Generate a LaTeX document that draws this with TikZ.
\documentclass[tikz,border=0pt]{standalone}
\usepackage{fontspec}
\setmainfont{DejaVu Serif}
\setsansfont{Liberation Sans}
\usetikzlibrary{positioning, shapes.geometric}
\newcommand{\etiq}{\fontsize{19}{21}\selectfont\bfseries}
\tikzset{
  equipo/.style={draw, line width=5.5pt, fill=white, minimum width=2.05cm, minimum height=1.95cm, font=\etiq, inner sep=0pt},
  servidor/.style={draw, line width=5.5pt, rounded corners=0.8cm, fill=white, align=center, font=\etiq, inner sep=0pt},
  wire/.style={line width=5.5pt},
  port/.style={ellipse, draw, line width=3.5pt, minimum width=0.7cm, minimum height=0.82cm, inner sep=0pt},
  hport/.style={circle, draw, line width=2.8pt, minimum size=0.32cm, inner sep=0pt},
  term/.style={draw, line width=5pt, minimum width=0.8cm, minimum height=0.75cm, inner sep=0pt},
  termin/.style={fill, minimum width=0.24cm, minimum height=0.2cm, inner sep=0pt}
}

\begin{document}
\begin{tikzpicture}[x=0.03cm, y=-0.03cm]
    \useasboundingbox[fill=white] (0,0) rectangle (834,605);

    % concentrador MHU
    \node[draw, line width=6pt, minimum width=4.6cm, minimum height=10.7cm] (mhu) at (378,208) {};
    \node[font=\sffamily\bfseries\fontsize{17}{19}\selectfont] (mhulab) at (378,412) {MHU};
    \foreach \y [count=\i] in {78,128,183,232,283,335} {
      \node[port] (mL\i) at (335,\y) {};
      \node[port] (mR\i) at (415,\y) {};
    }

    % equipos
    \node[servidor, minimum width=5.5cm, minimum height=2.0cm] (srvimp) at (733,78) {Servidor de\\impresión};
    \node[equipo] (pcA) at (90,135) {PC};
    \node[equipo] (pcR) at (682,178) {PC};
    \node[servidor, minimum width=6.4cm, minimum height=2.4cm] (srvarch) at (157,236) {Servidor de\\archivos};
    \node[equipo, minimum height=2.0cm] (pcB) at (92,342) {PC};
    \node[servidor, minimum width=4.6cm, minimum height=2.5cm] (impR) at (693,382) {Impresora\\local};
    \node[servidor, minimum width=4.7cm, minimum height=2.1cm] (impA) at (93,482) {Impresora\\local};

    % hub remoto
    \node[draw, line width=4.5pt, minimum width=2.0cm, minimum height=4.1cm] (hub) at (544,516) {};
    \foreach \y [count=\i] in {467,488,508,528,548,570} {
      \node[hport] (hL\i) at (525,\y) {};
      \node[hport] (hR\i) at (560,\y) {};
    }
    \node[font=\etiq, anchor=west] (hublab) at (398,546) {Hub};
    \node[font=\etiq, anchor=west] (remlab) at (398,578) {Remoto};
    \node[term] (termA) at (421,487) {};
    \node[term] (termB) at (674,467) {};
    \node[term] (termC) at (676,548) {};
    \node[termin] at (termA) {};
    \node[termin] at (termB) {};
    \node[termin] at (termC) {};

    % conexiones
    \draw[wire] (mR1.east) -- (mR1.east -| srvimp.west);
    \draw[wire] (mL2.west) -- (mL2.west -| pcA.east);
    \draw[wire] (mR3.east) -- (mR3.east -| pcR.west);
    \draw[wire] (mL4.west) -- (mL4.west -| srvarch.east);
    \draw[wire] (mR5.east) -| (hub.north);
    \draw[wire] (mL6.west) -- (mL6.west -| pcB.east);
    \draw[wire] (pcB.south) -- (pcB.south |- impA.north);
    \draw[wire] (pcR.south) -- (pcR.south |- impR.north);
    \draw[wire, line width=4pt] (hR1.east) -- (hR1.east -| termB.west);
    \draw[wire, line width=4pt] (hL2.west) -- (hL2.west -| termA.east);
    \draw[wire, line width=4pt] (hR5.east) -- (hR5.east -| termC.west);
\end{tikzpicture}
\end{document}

◆ Instruction
Write the entire listing out again, word for word.

◆ Output below
Generate a LaTeX document that draws this with TikZ.
\documentclass[tikz,border=0pt]{standalone}
\usepackage{fontspec}
\setmainfont{DejaVu Serif}
\setsansfont{Liberation Sans}
\usetikzlibrary{positioning, shapes.geometric}
\newcommand{\etiq}{\fontsize{19}{21}\selectfont\bfseries}
\tikzset{
  equipo/.style={draw, line width=5.5pt, fill=white, minimum width=2.05cm, minimum height=1.95cm, font=\etiq, inner sep=0pt},
  servidor/.style={draw, line width=5.5pt, rounded corners=0.8cm, fill=white, align=center, font=\etiq, inner sep=0pt},
  wire/.style={line width=5.5pt},
  port/.style={ellipse, draw, line width=3.5pt, minimum width=0.7cm, minimum height=0.82cm, inner sep=0pt},
  hport/.style={circle, draw, line width=2.8pt, minimum size=0.32cm, inner sep=0pt},
  term/.style={draw, line width=5pt, minimum width=0.8cm, minimum height=0.75cm, inner sep=0pt},
  termin/.style={fill, minimum width=0.24cm, minimum height=0.2cm, inner sep=0pt}
}

\begin{document}
\begin{tikzpicture}[x=0.03cm, y=-0.03cm]
    \useasboundingbox[fill=white] (0,0) rectangle (834,605);

    % concentrador MHU
    \node[draw, line width=6pt, minimum width=4.6cm, minimum height=10.7cm] (mhu) at (378,208) {};
    \node[font=\sffamily\bfseries\fontsize{17}{19}\selectfont] (mhulab) at (378,412) {MHU};
    \foreach \y [count=\i] in {78,128,183,232,283,335} {
      \node[port] (mL\i) at (335,\y) {};
      \node[port] (mR\i) at (415,\y) {};
    }

    % equipos
    \node[servidor, minimum width=5.5cm, minimum height=2.0cm] (srvimp) at (733,78) {Servidor de\\impresión};
    \node[equipo] (pcA) at (90,135) {PC};
    \node[equipo] (pcR) at (682,178) {PC};
    \node[servidor, minimum width=6.4cm, minimum height=2.4cm] (srvarch) at (157,236) {Servidor de\\archivos};
    \node[equipo, minimum height=2.0cm] (pcB) at (92,342) {PC};
    \node[servidor, minimum width=4.6cm, minimum height=2.5cm] (impR) at (693,382) {Impresora\\local};
    \node[servidor, minimum width=4.7cm, minimum height=2.1cm] (impA) at (93,482) {Impresora\\local};

    % hub remoto
    \node[draw, line width=4.5pt, minimum width=2.0cm, minimum height=4.1cm] (hub) at (544,516) {};
    \foreach \y [count=\i] in {467,488,508,528,548,570} {
      \node[hport] (hL\i) at (525,\y) {};
      \node[hport] (hR\i) at (560,\y) {};
    }
    \node[font=\etiq, anchor=west] (hublab) at (398,546) {Hub};
    \node[font=\etiq, anchor=west] (remlab) at (398,578) {Remoto};
    \node[term] (termA) at (421,487) {};
    \node[term] (termB) at (674,467) {};
    \node[term] (termC) at (676,548) {};
    \node[termin] at (termA) {};
    \node[termin] at (termB) {};
    \node[termin] at (termC) {};

    % conexiones
    \draw[wire] (mR1.east) -- (mR1.east -| srvimp.west);
    \draw[wire] (mL2.west) -- (mL2.west -| pcA.east);
    \draw[wire] (mR3.east) -- (mR3.east -| pcR.west);
    \draw[wire] (mL4.west) -- (mL4.west -| srvarch.east);
    \draw[wire] (mR5.east) -| (hub.north);
    \draw[wire] (mL6.west) -- (mL6.west -| pcB.east);
    \draw[wire] (pcB.south) -- (pcB.south |- impA.north);
    \draw[wire] (pcR.south) -- (pcR.south |- impR.north);
    \draw[wire, line width=4pt] (hR1.east) -- (hR1.east -| termB.west);
    \draw[wire, line width=4pt] (hL2.west) -- (hL2.west -| termA.east);
    \draw[wire, line width=4pt] (hR5.east) -- (hR5.east -| termC.west);
\end{tikzpicture}
\end{document}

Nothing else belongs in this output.